There is no inconsistency in the idea that Scheppers Brothers so trusted them. They had done so to the extent of $100,000. They were still buying wool for them under the contract. Of this large sum of $150,000, Bullock's Sons could be trusted to use some of the notes for their own benefit on their promise to protect the notes so used, while they would probably use some of them, possibly all of them, in purchase of wool under the contract, in which case Scheppers Brothers must pay them as they matured. In no other way can any meaning be given to the alternative words at the close of the receipt, " or to be protected by us at maturity. "
This view is not varied by the oral testimony of two witnesses, who state that the notes in this receipt were given to be used for the purchase of wool, as they understood it, but neither of these is the person who signed the receipt, and neither of them say that there was no permission to use some of the notes for the accommodation of Bullock's Sons.
To say they were to be used for purchase of wool is to repeat what the receipt says, and is in accord with it. To deny that some of them might be used for the benefit of Bullock's Sons is to contradict the receipt, and no one does deny it in express terms.

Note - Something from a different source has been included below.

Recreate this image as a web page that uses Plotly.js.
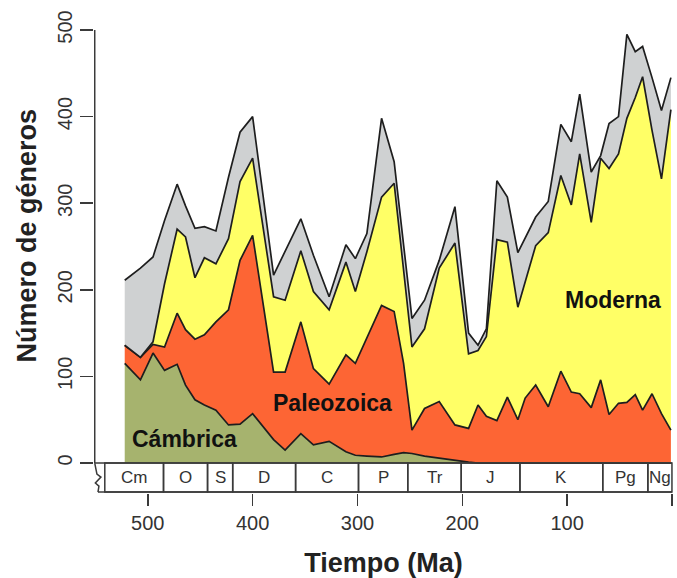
<!DOCTYPE html>
<html>
<head>
<meta charset="utf-8">
<script src="https://cdn.plot.ly/plotly-3.0.1.min.js"></script>
<style>html,body{margin:0;padding:0;background:#fff;}#chart{width:677px;height:578px;}</style>
</head>
<body>
<div id="chart"></div>
<script>
// Ages (Ma) of the sampled intervals
const ages = [522,507,495,484,472,464,455,446,435,423,412,400,380,369,354,342,327,311,302,291,277,265,256,248,236,222,207,194,185,177,167,157,147,140,130,118,106,96,88,77,68,60,51,43,35,28,19,10,1];
// Number of genera per evolutionary fauna
const cambrica = [115,96,127,107,114,90,73,67,61,44,45,57,27,15,34,21,25,13,9,8,7,10,12,11,8,6,3,1,0,0,0,0,0,0,0,0,0,0,0,0,0,0,0,0,0,0,0,0,0];
const paleozoica = [21,26,10,27,59,64,70,81,102,133,189,206,78,90,129,88,66,112,106,137,175,165,103,27,55,65,41,39,67,54,49,76,50,75,90,65,106,82,80,64,96,56,69,70,79,61,80,57,38];
const moderna = [0,0,3,73,97,107,71,89,67,82,91,89,87,83,82,89,86,107,83,99,125,148,108,96,92,154,210,86,63,92,209,179,130,135,161,201,226,216,277,214,256,284,288,328,343,385,304,271,370];
const otros = [75,103,98,73,52,36,57,36,38,71,57,48,25,56,37,42,15,20,38,21,91,25,29,33,33,9,42,24,6,9,68,52,63,50,33,36,59,73,69,58,3,52,43,97,53,35,61,79,37];

// Geological periods
const periodNames = ['Cm','O','S','D','C','P','Tr','J','K','Pg','Ng'];
const periodStart = [541,485,443,419,359,299,252,201,145,66,23];
const periodEnd   = [485,443,419,359,299,252,201,145,66,23,0];

const xTicks = [500,400,300,200,100,0];
const yTicks = [0,100,200,300,400,500];

const FONT = 'Liberation Sans, Arial, Helvetica, sans-serif';
const LINE = '#1e1e1e';
const BAR_BOTTOM = -33.5;

function area(name, y, color) {
  return {
    type: 'scatter', mode: 'lines', name: name, x: ages, y: y,
    stackgroup: 'faunas', fillcolor: color,
    line: {color: LINE, width: 1.7, shape: 'linear'},
    hoverinfo: 'x+y+name'
  };
}

const traces = [
  area('Cámbrica', cambrica, '#a6b36e'),
  area('Paleozoica', paleozoica, '#fd6534'),
  area('Moderna', moderna, '#ffff66'),
  area('Otros', otros, '#cfd1d2')
];

const shapes = [];
for (let i = 0; i < periodNames.length; i++) {
  shapes.push({type: 'rect', xref: 'x', yref: 'y', x0: periodStart[i], x1: periodEnd[i],
    y0: BAR_BOTTOM, y1: 0, line: {color: '#3a3a3a', width: 1.5}, fillcolor: 'rgba(0,0,0,0)', layer: 'above'});
}
shapes.push({type: 'line', xref: 'x', yref: 'y', x0: 550.6, x1: 0, y0: 0, y1: 0, line: {color: '#3a3a3a', width: 1.5}, layer: 'above'});
shapes.push({type: 'line', xref: 'x', yref: 'y', x0: 547.5, x1: 0, y0: BAR_BOTTOM, y1: BAR_BOTTOM, line: {color: '#3a3a3a', width: 1.5}, layer: 'above'});
shapes.push({type: 'line', xref: 'x', yref: 'y', x0: 550.6, x1: 550.6, y0: 0, y1: 500, line: {color: '#3a3a3a', width: 1.5}, layer: 'above'});
shapes.push({type: 'path', xref: 'x', yref: 'y',
  path: 'M 550.6 0 L 548.5 -12.7 L 544.7 -16.2 L 550.0 -23.1 L 546.6 -26.6 L 547.5 -33.5',
  line: {color: '#3a3a3a', width: 1.5}, layer: 'above'});

const annotations = periodNames.map((n, i) => ({
  x: (periodStart[i] + periodEnd[i]) / 2, y: BAR_BOTTOM / 2, xref: 'x', yref: 'y',
  text: n, showarrow: false, font: {family: FONT, size: 17, color: '#333'}
}));
annotations.push(
  {x: 56, y: 188, xref: 'x', yref: 'y', text: '<b>Moderna</b>', showarrow: false, font: {family: FONT, size: 23, color: '#111'}},
  {x: 324, y: 69, xref: 'x', yref: 'y', text: '<b>Paleozoica</b>', showarrow: false, font: {family: FONT, size: 23, color: '#111'}},
  {x: 465, y: 28, xref: 'x', yref: 'y', text: '<b>Cámbrica</b>', showarrow: false, font: {family: FONT, size: 23, color: '#111'}},
  {x: -0.115, y: 0.557, xref: 'paper', yref: 'paper', xanchor: 'center', yanchor: 'middle', textangle: -90,
   text: '<b>Número de géneros</b>', showarrow: false, font: {family: FONT, size: 27, color: '#222'}}
);

const layout = {
  width: 677, height: 578,
  margin: {l: 94, r: 4, t: 30, b: 85},
  paper_bgcolor: '#fff', plot_bgcolor: '#fff',
  showlegend: false,
  font: {family: FONT, color: '#333'},
  xaxis: {
    range: [551.3, -1], autorange: false,
    tickvals: xTicks, ticktext: xTicks.map(String),
    ticks: 'outside', ticklen: 12, tickwidth: 1.5, tickcolor: '#3a3a3a',
    tickfont: {family: FONT, size: 20, color: '#333'},
    showgrid: false, zeroline: false, showline: false,
    title: {text: '<b>Tiempo (Ma)</b>', font: {family: FONT, size: 27, color: '#222'}, standoff: 20}
  },
  yaxis: {
    range: [-34.6, 500], autorange: false,
    tickvals: yTicks, ticktext: yTicks.map(String), tickangle: -90,
    ticks: 'outside', ticklen: 13, tickwidth: 1.5, tickcolor: '#3a3a3a',
    tickfont: {family: FONT, size: 20, color: '#333'},
    showgrid: false, zeroline: false, showline: false
  },
  shapes: shapes,
  annotations: annotations
};

Plotly.newPlot('chart', traces, layout, {displayModeBar: false, staticPlot: true});
</script>
</body>
</html>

If, however, any witness had so sworn who was present when the receipt was signed and the notes were delivered, it was a question for the jury whether his statement or the writing produced was the most credible, and this question the judge took from them by his peremptory instruction, three times repeated, that there was no right in Bullock's Sons to pledge the notes as collateral for their own debt, and to do so was to break faith with Scheppers Brothers.
For this error, important in the narrow point in issue,
The judgment of the circuit court is reversed, and the case remanded for a new trial.